Enough Now
Each year at about this time, I find myself waking in the morning, curling up with Bug on the couch, trying to make myself go, move, do SOMETHING. I groan and poke at myself and chastise. I wonder how I possibly could be so tired when I've had so much sleep. It seems impossible. Seven solid hours last night and at 10 am, as I headed to the fourth section I teach each week, I was already thinking of my couch and my dog and the bagel chips and hummus that waited for me when the day was over. I felt incredibly lame. And then it dawned on me: The semester is almost over. I'm limping toward the finish line in a marathon no-one ever remembers is a marathon until it's almost over. The end of the semester is just exhausting. I'm exhausted.
The problem is that I consistently underestimate the strength of the pull between the mental and physical, the way that link vibrates and tugs. I don't really do enough each day to justify an exhaustion, so I must not be entitled to exhaustion that day. But the thing about an academic life is that work is never done. No matter how much work gets done, it's not enough work. (A problem that all too often leads me to think I might as well not bother at all.) Each day, even the days during which you know you will not work, you have this nagging feeling that work is the only thing that deserves your time. This is, of course, bunk. But that's not the point. After weeks and months of feeling that pull every day, my body starts to register it in the way I walk around and the way I talk to people. The consistency of it starts to vibrate and make things fuzzy. My brain is using my body to tell me that it's time to let up a little, walk away, think about other things for a while.
It's a nice idea. The problem with the constant pull on that cord is that even when you stop pulling, it twitches like a phantom limb. It often takes me more than a week to stop feeling it and believe with my body as well as my brain that it's time to relax. That week is not this one. This is the week I grade mid-terms so that my students can take a look at them before they take the finals that I will then grade. (Whoever arranged the university schedule this semester really messed the whole thing up.) I need to revise a conference paper and write a few things for my advisor to read while I'm at my conference.
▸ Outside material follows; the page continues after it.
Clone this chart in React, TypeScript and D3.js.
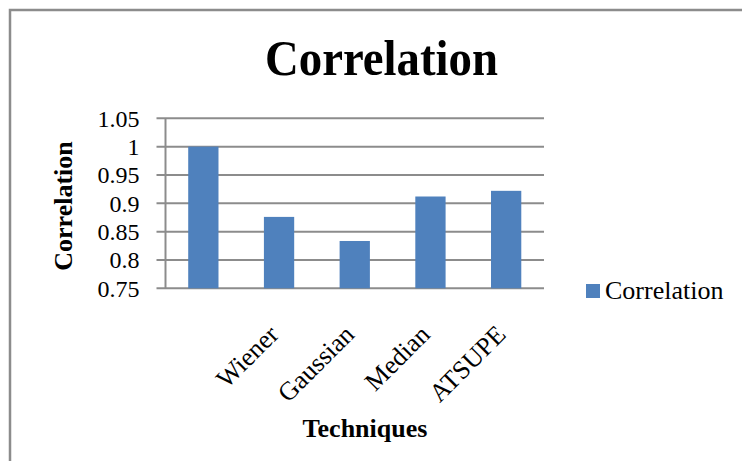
import React from "react";
import * as d3 from "d3";

const categories = ["", "Wiener", "Gaussian", "Median", "ATSUPE"];
const correlation = [1.0, 0.876, 0.8335, 0.912, 0.922];
const yTicks = [0.75, 0.8, 0.85, 0.9, 0.95, 1, 1.05];
const seriesName = "Correlation";

const W = 742;
const H = 461;
const plot = { left: 165.5, right: 544, top: 118.3, bottom: 288.3 };
const barColor = "#4f81bd";
const gridColor = "#8c8c8c";
const serif = "'Liberation Serif', 'Times New Roman', serif";

export default function App() {
  const x = d3
    .scaleBand<string>()
    .domain(categories)
    .range([plot.left, plot.right])
    .paddingInner(0.6)
    .paddingOuter(0.3);
  const y = d3.scaleLinear().domain([0.75, 1.05]).range([plot.bottom, plot.top]);
  const fmt = (v: number) => String(+v.toFixed(2));

  return (
    <svg
      width={W}
      height={H}
      style={{ position: "absolute", left: 0, top: 0, background: "#fff", fontFamily: serif }}
    >
      <rect x={10} y={10} width={900} height={600} fill="#fff" stroke="#8c8c8c" strokeWidth={2.5} />

      <text
        x={381.5}
        y={75}
        textAnchor="middle"
        fontFamily={serif}
        fontSize={51}
        fontWeight="bold"
        textLength={233}
        lengthAdjust="spacingAndGlyphs"
      >
        Correlation
      </text>

      {/* gridlines with outward ticks */}
      {yTicks.map((t) => (
        <g key={t}>
          <line x1={plot.left - 9} x2={plot.right} y1={y(t)} y2={y(t)} stroke={gridColor} strokeWidth={2} />
          <text x={139.5} y={y(t) + 8.5} textAnchor="end" fontFamily={serif} fontSize={24}>
            {fmt(t)}
          </text>
        </g>
      ))}
      <line x1={plot.left} x2={plot.left} y1={plot.top} y2={plot.bottom} stroke={gridColor} strokeWidth={2} />

      {categories.map((c, i) => (
        <rect
          key={i}
          x={x(c)!}
          y={y(correlation[i])}
          width={x.bandwidth()}
          height={plot.bottom - y(correlation[i])}
          fill={barColor}
        />
      ))}

      {categories.map((c, i) => {
        const cx = x(c)! + x.bandwidth() / 2 + 1;
        const cy = 336;
        return (
          <text
            key={i}
            transform={`translate(${cx},${cy}) rotate(-45)`}
            textAnchor="end"
            fontFamily={serif}
            fontSize={26}
          >
            {c}
          </text>
        );
      })}

      <text x={365} y={437} textAnchor="middle" fontFamily={serif} fontSize={26} fontWeight="bold">
        Techniques
      </text>
      <text
        transform="translate(72,206) rotate(-90)"
        textAnchor="middle"
        fontFamily={serif}
        fontSize={26}
        fontWeight="bold"
      >
        Correlation
      </text>

      <rect x={586} y={284} width={14} height={14} fill={barColor} />
      <text x={605} y={299} fontFamily={serif} fontSize={26}>
        {seriesName}
      </text>
    </svg>
  );
}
In short, the cord that twitches and nags and makes me exhausted is more of a web right now, a million sticky fingers that's got me bound and trapped. I want to snap them all and walk away into the fields, but they'd just plaster themselves to my hair and eyelids. There's nothing to be done, so I'll dance in my web. I'll spin and twirl and hope that, eventually, the academic spider with its very long legs gets tired, too, and puts this semester to bed.
The problem is that I consistently underestimate the strength of the pull between the mental and physical, the way that link vibrates and tugs. I don't really do enough each day to justify an exhaustion, so I must not be entitled to exhaustion that day. But the thing about an academic life is that work is never done. No matter how much work gets done, it's not enough work. (A problem that all too often leads me to think I might as well not bother at all.) Each day, even the days during which you know you will not work, you have this nagging feeling that work is the only thing that deserves your time. This is, of course, bunk. But that's not the point. After weeks and months of feeling that pull every day, my body starts to register it in the way I walk around and the way I talk to people. The consistency of it starts to vibrate and make things fuzzy. My brain is using my body to tell me that it's time to let up a little, walk away, think about other things for a while.
It's a nice idea. The problem with the constant pull on that cord is that even when you stop pulling, it twitches like a phantom limb. It often takes me more than a week to stop feeling it and believe with my body as well as my brain that it's time to relax. That week is not this one. This is the week I grade mid-terms so that my students can take a look at them before they take the finals that I will then grade. (Whoever arranged the university schedule this semester really messed the whole thing up.) I need to revise a conference paper and write a few things for my advisor to read while I'm at my conference. In short, the cord that twitches and nags and makes me exhausted is more of a web right now, a million sticky fingers that's got me bound and trapped. I want to snap them all and walk away into the fields, but they'd just plaster themselves to my hair and eyelids. There's nothing to be done, so I'll dance in my web. I'll spin and twirl and hope that, eventually, the academic spider with its very long legs gets tired, too, and puts this semester to bed.
6 Comments:
Yes. Thank you for saying it.
I hope you'll get a bit of rest here and there before the end of the term.
Thanks, Ancrene. You, too.
Perseverance...just remember that. You're almost to the finish line!
Yes! It is in sight! Plus? At this point there's no choice. It's not like I can stop. I think this adds to the exhaustion factor. Just knowing how much MUST get done in the next three weeks makes me want a nap. But you're right. It's so close.
I know what you mean about the constant nagging feeling and then the seemingly inexplicable exhaustion. All the stresses of being an academic can definitely take a toll on the body, which I think is something we don't talk about enough. And they definitely don't warn us about that! But I hope you are able to find a glimmer of relief after the semester ends! Great blog, btw!
Thanks!
You're right that we don't talk about it enough, which I think contributes to the feeling that there's something wrong with us, as individuals, instead of it being something that goes with the job.
Of course, right now, I can't stop whining, so maybe I talk about it too much. Two more weeks until finals. Two more weeks. I can do two more weeks.